LaNi

Identifiers
- CAS Number: 12142-63-1;

Properties
- Chemical formula: LaNi
- Molar mass: 197.60

= Lanthanum-nickel alloy =

Lanthanum forms several alloys with nickel, including LaNi_{5}, La_{2}Ni_{7}, LaNi_{2}, LaNi_{3}, La_{2}Ni_{3}, LaNi and La_{3}Ni etc.

== LaNi_{5} ==

LaNi_{5} is an intermetallic compound with a CaCu_{5} structure. It belongs to the hexagonal crystal system.
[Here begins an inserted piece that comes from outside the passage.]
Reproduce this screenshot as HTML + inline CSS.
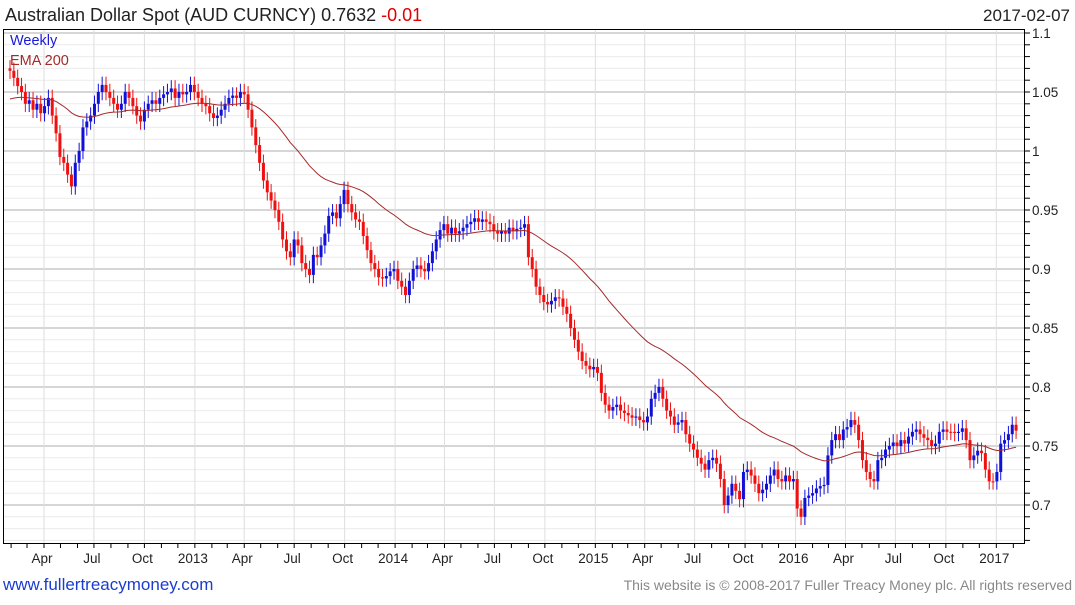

It can be oxidized by air above 200 °C, and react with hydrochloric acid, sulfuric acid or nitric acid above 20 °C. LaNi_{5} can be used as a catalyst for hydrogenation reactions.

== Other alloys ==

In addition to LaNi_{5}, there are other alloys such as La_{2}Ni_{7}, LaNi_{2}, LaNi_{3}, La_{2}Ni_{3}, LaNi, and La_{3}Ni, and nonstoichiometric alloys such as LaNi_{2.286} (tetragonal, space group I4̄2m). The nickel atoms in La_{x}Ni_{y} can also be replaced by other atoms, such as LaNi_{2.5}Co_{2.5}.